# Given entries
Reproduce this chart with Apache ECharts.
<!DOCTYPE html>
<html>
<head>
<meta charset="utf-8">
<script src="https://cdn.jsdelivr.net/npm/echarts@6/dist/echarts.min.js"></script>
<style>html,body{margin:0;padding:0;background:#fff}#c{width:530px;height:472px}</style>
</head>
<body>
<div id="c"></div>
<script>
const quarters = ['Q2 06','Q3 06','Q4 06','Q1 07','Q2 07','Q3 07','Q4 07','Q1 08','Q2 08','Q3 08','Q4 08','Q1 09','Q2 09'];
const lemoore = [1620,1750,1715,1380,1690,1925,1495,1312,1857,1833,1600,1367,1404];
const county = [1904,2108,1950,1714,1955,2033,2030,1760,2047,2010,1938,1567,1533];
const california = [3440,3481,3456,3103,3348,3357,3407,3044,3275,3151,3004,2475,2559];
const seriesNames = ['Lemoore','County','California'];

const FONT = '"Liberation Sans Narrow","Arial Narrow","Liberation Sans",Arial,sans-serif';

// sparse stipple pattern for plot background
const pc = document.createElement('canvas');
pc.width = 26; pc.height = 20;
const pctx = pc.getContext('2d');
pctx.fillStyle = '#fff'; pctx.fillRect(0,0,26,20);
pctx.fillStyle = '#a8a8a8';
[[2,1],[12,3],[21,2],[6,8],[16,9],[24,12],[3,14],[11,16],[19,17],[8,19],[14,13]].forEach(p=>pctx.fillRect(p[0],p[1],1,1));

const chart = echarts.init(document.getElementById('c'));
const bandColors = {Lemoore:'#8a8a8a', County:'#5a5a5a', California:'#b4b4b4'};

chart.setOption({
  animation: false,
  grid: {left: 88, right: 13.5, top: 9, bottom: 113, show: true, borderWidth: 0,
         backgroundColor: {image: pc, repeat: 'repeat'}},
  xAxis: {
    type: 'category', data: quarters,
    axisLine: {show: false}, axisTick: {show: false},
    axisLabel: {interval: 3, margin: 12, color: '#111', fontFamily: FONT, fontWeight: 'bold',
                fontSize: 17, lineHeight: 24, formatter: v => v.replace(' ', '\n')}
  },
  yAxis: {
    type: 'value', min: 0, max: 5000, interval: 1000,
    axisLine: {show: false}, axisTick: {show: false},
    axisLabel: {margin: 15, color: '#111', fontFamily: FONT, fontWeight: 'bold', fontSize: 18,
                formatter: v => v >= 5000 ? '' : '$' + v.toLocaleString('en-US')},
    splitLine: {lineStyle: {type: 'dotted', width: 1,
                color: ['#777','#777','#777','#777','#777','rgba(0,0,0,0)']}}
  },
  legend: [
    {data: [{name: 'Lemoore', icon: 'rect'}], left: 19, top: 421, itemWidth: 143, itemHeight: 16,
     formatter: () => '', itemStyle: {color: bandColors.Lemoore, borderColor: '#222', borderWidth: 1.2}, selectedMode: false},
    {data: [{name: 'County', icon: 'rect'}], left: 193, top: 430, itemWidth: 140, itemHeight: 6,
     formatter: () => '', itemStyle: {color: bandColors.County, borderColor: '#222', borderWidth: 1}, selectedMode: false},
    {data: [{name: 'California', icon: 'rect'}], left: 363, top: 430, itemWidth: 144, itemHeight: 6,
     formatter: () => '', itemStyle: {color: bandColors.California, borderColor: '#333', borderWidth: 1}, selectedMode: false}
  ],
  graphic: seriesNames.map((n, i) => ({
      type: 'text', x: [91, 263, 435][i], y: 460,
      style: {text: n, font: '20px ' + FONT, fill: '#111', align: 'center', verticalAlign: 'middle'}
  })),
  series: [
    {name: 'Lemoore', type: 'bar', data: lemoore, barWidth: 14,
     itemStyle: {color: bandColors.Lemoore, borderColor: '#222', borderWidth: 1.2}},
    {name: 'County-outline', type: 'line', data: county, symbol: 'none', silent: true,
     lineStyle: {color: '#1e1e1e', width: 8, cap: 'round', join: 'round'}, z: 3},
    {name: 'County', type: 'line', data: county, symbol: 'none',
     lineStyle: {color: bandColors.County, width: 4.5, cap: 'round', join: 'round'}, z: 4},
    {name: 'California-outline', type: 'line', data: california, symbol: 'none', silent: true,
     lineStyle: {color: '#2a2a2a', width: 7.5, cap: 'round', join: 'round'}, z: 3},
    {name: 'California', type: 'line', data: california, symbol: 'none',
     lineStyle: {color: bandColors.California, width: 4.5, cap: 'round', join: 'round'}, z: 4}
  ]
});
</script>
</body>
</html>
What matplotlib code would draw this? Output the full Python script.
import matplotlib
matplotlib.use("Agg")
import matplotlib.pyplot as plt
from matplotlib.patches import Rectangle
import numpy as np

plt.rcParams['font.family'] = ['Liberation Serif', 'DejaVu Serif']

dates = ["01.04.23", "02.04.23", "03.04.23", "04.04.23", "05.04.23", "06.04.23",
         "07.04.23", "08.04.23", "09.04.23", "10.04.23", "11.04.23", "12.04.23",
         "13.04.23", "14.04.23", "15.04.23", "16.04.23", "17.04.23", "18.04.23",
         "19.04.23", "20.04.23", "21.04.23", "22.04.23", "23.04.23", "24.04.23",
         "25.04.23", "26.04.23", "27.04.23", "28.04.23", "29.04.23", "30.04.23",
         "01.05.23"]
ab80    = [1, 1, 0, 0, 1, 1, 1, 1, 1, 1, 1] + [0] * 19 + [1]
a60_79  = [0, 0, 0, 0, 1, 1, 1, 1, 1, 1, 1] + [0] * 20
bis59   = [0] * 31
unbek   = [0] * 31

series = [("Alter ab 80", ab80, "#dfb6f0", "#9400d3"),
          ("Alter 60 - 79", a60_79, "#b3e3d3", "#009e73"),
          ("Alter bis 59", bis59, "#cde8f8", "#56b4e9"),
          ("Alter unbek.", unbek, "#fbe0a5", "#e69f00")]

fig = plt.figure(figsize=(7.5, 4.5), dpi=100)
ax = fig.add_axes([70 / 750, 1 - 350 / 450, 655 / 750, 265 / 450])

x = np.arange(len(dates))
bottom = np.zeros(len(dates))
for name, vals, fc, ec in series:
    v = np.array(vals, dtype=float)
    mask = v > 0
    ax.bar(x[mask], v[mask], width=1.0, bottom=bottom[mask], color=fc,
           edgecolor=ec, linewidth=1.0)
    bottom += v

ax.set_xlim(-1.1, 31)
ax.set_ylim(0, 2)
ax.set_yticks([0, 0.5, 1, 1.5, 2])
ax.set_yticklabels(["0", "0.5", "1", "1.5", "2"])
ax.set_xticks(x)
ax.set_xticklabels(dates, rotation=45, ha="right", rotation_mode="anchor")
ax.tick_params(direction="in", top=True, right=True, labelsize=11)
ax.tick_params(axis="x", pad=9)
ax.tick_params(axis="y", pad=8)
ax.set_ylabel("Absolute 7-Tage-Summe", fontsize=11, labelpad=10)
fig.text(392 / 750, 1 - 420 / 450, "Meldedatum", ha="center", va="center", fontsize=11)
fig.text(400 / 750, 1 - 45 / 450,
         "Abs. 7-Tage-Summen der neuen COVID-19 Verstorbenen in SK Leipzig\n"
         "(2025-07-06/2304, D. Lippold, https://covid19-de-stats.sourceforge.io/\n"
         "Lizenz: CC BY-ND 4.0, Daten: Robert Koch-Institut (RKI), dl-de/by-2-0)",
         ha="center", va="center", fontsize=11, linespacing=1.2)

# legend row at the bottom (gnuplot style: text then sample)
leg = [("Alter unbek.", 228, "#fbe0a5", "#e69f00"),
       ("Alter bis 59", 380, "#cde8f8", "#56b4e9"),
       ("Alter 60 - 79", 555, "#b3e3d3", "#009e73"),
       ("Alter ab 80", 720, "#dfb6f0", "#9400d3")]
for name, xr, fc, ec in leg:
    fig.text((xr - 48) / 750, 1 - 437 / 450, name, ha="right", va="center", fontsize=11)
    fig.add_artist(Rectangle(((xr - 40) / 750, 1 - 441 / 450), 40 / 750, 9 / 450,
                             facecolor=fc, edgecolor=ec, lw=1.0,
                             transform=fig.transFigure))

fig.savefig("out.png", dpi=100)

# Directions for this task
Extract and reproduce exactly the lines opening with the line containing "What matplotlib code" and closing with the line containing "ax = fig.add_axes([70", inclusive.

# Expected answer
What matplotlib code would draw this? Output the full Python script.
import matplotlib
matplotlib.use("Agg")
import matplotlib.pyplot as plt
from matplotlib.patches import Rectangle
import numpy as np

plt.rcParams['font.family'] = ['Liberation Serif', 'DejaVu Serif']

dates = ["01.04.23", "02.04.23", "03.04.23", "04.04.23", "05.04.23", "06.04.23",
         "07.04.23", "08.04.23", "09.04.23", "10.04.23", "11.04.23", "12.04.23",
         "13.04.23", "14.04.23", "15.04.23", "16.04.23", "17.04.23", "18.04.23",
         "19.04.23", "20.04.23", "21.04.23", "22.04.23", "23.04.23", "24.04.23",
         "25.04.23", "26.04.23", "27.04.23", "28.04.23", "29.04.23", "30.04.23",
         "01.05.23"]
ab80    = [1, 1, 0, 0, 1, 1, 1, 1, 1, 1, 1] + [0] * 19 + [1]
a60_79  = [0, 0, 0, 0, 1, 1, 1, 1, 1, 1, 1] + [0] * 20
bis59   = [0] * 31
unbek   = [0] * 31

series = [("Alter ab 80", ab80, "#dfb6f0", "#9400d3"),
          ("Alter 60 - 79", a60_79, "#b3e3d3", "#009e73"),
          ("Alter bis 59", bis59, "#cde8f8", "#56b4e9"),
          ("Alter unbek.", unbek, "#fbe0a5", "#e69f00")]

fig = plt.figure(figsize=(7.5, 4.5), dpi=100)
ax = fig.add_axes([70 / 750, 1 - 350 / 450, 655 / 750, 265 / 450])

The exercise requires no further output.